TASK TO CARRY OUT =
Print the lines that start the entries and continue through the one holding "import plotly.graph_objects as go", please, exactly and with the pictures omitted.

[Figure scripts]
##########

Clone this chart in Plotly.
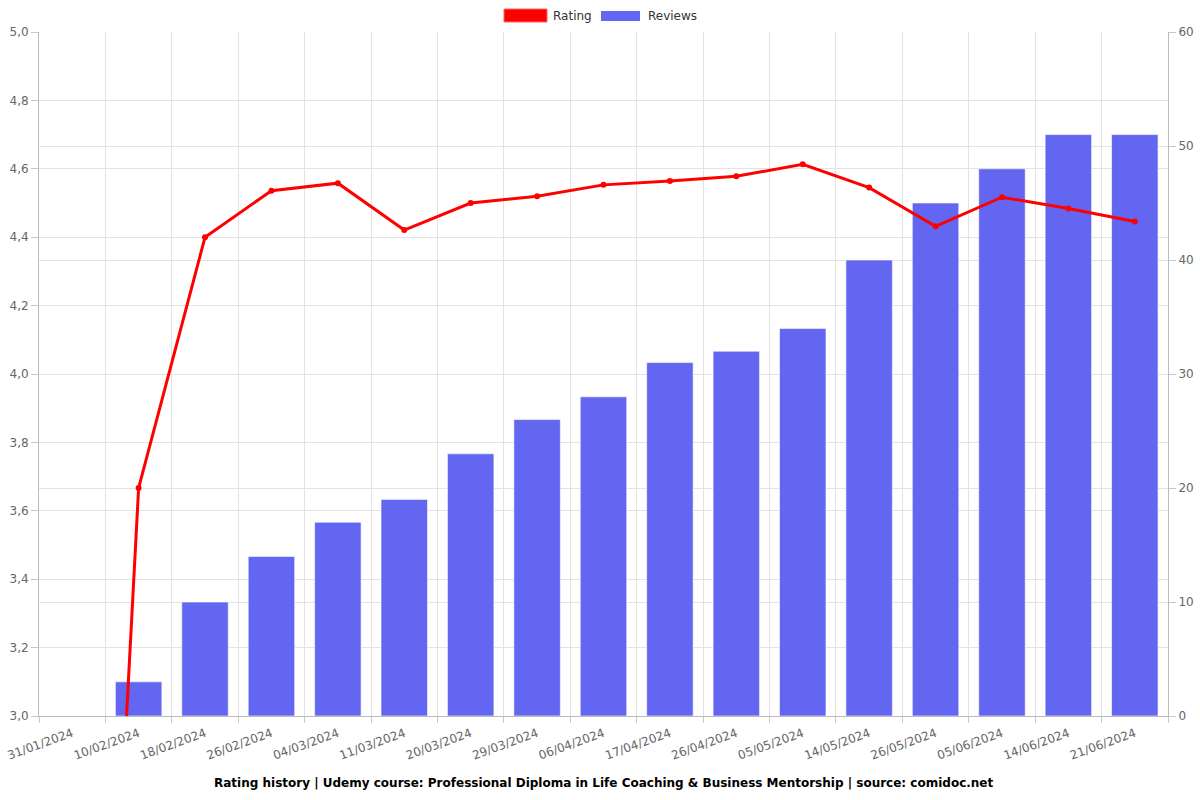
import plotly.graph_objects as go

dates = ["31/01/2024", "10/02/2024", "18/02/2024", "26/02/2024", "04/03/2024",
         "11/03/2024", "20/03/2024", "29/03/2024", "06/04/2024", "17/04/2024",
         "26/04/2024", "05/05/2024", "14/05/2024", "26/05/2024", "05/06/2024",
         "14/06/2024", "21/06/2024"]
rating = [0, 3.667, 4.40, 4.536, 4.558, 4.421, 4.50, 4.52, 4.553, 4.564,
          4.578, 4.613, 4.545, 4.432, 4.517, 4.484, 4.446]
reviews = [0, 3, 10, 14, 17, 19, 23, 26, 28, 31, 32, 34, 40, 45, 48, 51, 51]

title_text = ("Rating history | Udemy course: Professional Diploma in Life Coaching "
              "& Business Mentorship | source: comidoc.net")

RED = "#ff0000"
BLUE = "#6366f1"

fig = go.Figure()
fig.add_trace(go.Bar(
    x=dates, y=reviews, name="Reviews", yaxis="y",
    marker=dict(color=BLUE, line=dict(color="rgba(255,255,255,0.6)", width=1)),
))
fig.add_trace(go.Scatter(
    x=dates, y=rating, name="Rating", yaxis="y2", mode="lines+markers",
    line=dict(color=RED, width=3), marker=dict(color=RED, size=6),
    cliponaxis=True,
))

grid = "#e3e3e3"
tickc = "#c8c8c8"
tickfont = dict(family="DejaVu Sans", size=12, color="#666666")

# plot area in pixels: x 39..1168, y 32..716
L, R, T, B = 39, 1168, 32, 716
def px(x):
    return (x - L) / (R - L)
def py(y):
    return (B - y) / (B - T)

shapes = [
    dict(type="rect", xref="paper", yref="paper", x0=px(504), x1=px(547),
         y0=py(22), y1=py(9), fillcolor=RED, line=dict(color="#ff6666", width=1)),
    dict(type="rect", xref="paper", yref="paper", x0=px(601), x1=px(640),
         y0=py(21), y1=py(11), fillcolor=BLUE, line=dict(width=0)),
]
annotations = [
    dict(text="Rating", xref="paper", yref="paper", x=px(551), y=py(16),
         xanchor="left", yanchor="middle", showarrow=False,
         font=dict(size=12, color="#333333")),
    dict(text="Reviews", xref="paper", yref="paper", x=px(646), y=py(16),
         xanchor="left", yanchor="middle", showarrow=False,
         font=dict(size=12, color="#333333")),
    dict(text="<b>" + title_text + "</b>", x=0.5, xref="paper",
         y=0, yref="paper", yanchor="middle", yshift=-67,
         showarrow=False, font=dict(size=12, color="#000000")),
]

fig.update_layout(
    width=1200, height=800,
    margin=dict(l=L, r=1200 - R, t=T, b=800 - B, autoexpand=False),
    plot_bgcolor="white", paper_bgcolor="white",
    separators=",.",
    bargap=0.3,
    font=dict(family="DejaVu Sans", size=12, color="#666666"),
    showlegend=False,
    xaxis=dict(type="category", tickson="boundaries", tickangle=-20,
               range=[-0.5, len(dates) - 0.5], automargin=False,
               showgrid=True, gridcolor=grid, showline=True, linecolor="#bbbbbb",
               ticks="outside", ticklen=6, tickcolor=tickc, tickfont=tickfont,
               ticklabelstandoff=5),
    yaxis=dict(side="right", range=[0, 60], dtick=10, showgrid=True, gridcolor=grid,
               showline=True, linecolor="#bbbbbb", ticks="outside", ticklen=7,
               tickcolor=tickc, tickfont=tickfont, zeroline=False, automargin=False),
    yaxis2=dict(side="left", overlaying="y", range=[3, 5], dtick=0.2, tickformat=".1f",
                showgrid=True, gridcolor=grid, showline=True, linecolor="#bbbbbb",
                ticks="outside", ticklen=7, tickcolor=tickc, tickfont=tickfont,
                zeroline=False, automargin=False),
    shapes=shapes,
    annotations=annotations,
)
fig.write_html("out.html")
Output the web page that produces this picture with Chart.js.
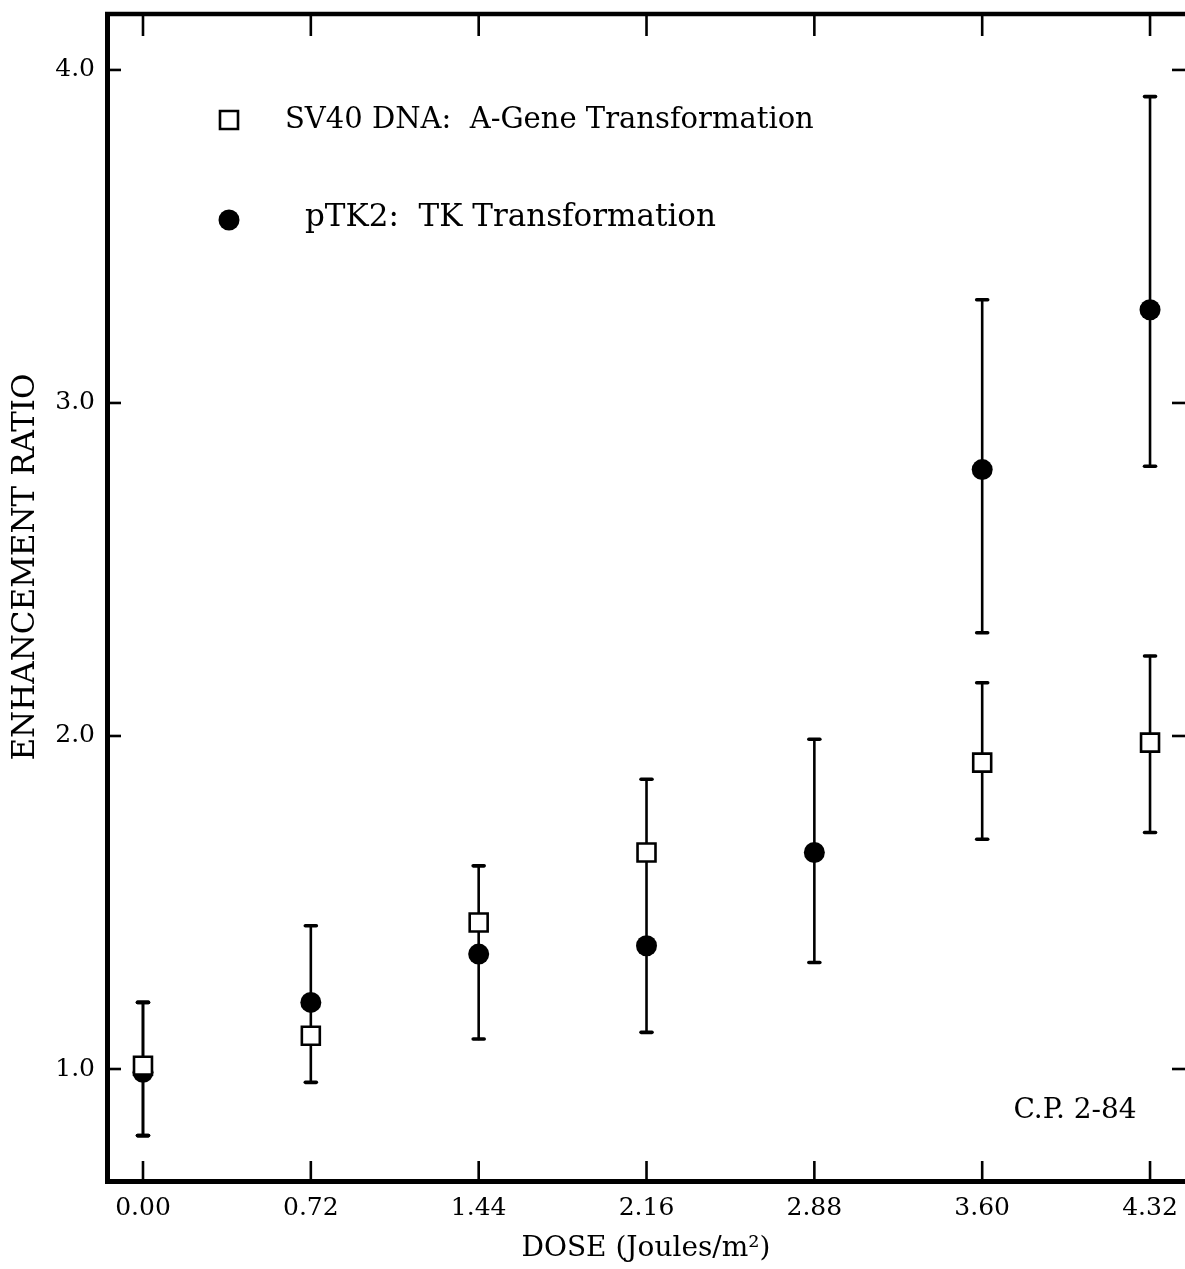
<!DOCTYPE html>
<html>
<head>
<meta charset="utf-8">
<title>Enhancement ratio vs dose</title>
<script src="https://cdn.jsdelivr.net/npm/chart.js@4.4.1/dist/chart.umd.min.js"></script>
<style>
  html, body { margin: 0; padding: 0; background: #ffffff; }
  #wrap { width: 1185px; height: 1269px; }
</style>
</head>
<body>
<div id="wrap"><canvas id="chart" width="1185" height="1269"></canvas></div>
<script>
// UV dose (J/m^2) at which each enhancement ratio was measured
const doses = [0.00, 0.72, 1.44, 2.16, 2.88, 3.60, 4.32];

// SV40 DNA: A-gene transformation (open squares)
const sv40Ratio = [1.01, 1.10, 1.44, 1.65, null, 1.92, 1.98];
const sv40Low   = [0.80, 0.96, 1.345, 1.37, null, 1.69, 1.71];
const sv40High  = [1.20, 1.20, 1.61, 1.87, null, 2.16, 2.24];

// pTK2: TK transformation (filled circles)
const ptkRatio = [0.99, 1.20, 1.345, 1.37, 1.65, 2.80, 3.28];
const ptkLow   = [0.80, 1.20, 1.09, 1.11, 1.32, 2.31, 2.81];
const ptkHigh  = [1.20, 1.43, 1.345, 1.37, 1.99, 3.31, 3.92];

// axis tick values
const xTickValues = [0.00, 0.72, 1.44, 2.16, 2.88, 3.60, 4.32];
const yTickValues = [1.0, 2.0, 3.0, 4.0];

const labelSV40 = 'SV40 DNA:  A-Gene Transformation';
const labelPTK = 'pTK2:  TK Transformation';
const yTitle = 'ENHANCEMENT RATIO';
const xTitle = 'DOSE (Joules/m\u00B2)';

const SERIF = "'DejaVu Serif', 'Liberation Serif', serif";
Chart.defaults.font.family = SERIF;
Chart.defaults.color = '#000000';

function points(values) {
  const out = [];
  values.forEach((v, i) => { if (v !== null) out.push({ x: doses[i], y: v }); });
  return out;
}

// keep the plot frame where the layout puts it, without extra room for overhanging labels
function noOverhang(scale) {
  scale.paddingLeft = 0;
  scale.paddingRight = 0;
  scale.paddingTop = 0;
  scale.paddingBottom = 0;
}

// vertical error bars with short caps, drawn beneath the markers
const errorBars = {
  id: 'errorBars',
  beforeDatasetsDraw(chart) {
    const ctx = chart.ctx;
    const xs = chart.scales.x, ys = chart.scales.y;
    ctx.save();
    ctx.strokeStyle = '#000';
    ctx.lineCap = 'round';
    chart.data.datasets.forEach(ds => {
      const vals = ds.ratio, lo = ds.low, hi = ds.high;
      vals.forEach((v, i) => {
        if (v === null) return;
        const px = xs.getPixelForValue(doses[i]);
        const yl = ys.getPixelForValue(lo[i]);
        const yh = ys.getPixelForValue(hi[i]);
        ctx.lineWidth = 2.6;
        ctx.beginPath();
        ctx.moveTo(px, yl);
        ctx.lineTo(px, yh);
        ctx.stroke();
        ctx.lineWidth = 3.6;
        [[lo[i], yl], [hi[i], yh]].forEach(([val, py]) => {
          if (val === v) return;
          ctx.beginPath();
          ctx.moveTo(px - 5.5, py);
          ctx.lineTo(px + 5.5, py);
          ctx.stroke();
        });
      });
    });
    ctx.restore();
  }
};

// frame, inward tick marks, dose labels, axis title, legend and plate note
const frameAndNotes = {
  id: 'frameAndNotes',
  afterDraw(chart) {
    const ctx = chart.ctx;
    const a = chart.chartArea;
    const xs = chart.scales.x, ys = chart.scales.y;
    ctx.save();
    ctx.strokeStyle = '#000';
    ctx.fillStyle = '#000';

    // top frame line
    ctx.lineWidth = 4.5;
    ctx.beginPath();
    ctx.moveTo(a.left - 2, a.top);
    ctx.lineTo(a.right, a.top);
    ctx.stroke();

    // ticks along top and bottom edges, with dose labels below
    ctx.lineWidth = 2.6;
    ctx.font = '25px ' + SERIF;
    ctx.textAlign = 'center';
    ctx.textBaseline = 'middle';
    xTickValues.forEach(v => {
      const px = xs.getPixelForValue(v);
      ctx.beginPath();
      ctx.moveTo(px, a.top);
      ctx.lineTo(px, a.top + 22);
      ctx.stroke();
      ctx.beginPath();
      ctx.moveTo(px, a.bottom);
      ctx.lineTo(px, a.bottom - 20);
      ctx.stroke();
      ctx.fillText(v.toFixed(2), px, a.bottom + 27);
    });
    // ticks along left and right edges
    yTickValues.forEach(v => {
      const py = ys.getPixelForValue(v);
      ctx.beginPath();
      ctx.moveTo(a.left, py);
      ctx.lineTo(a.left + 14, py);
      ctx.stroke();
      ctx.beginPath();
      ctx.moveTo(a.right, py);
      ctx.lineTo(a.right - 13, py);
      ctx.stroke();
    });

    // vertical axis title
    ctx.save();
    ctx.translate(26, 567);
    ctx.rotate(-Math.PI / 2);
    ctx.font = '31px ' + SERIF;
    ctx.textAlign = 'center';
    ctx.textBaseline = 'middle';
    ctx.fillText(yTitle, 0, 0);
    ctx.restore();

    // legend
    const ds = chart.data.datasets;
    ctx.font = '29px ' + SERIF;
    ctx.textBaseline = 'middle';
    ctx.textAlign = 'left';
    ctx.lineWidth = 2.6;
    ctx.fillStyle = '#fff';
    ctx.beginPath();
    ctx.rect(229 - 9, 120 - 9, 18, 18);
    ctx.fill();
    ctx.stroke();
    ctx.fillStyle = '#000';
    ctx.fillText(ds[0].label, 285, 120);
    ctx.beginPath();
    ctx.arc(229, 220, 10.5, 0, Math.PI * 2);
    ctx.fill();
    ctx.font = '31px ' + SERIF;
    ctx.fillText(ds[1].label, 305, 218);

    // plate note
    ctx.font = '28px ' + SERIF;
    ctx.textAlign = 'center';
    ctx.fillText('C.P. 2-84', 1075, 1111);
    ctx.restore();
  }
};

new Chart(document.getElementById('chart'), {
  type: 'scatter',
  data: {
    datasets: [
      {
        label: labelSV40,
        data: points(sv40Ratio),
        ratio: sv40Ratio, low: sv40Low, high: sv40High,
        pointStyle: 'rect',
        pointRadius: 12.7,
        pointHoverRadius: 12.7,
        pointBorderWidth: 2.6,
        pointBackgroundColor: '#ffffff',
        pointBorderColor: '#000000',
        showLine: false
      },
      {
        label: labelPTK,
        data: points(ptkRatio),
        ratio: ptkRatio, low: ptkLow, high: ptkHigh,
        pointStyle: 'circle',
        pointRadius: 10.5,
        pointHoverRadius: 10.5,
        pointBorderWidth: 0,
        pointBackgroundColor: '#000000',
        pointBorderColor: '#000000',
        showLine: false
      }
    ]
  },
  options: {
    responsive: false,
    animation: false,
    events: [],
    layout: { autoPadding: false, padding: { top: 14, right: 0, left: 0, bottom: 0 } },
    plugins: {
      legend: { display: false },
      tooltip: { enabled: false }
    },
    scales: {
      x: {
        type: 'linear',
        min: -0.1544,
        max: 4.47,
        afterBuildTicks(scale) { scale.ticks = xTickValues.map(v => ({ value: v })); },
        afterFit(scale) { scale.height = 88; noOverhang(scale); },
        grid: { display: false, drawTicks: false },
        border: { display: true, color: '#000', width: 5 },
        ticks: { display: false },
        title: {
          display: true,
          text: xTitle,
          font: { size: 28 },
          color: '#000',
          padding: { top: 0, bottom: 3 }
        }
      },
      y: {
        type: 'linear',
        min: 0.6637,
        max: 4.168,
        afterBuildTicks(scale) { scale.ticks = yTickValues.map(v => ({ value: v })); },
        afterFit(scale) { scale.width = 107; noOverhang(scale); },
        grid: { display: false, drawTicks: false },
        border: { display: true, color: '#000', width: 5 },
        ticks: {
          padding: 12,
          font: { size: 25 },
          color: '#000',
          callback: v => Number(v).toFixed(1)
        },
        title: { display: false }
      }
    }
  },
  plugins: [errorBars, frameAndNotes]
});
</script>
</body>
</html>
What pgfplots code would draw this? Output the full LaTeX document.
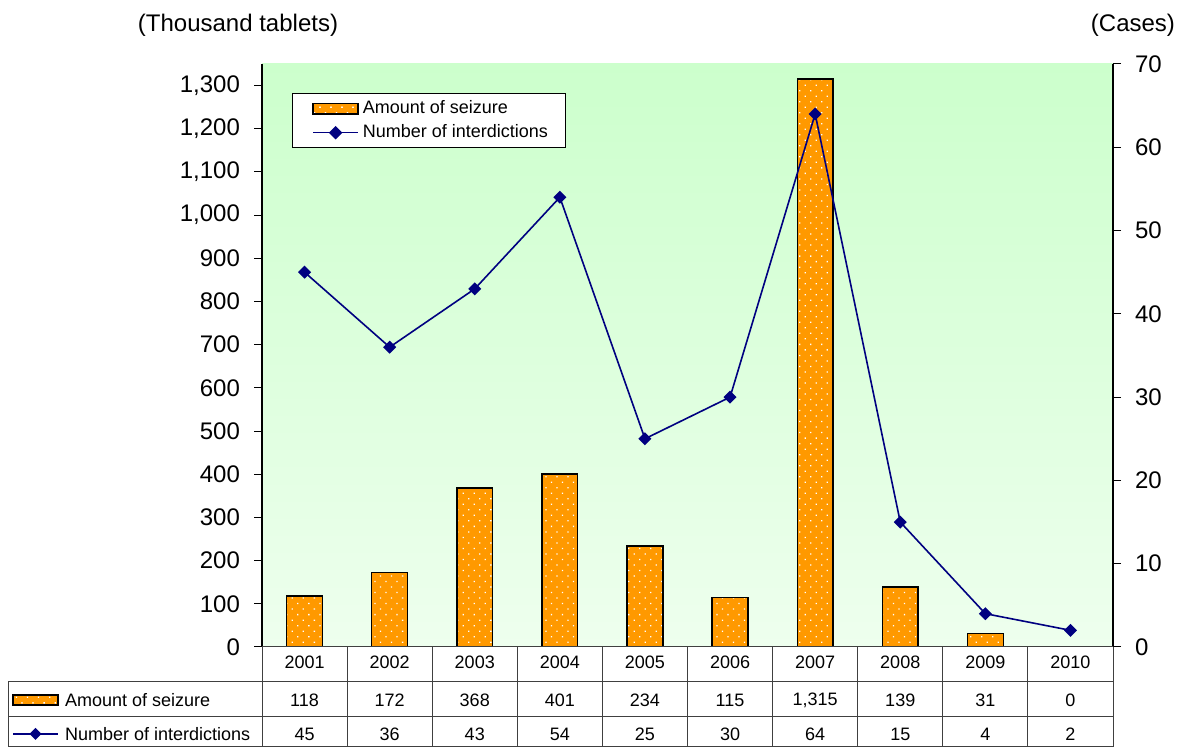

##########

FULL OUTPUT =
Clone this chart in Plotly.
import plotly.graph_objects as go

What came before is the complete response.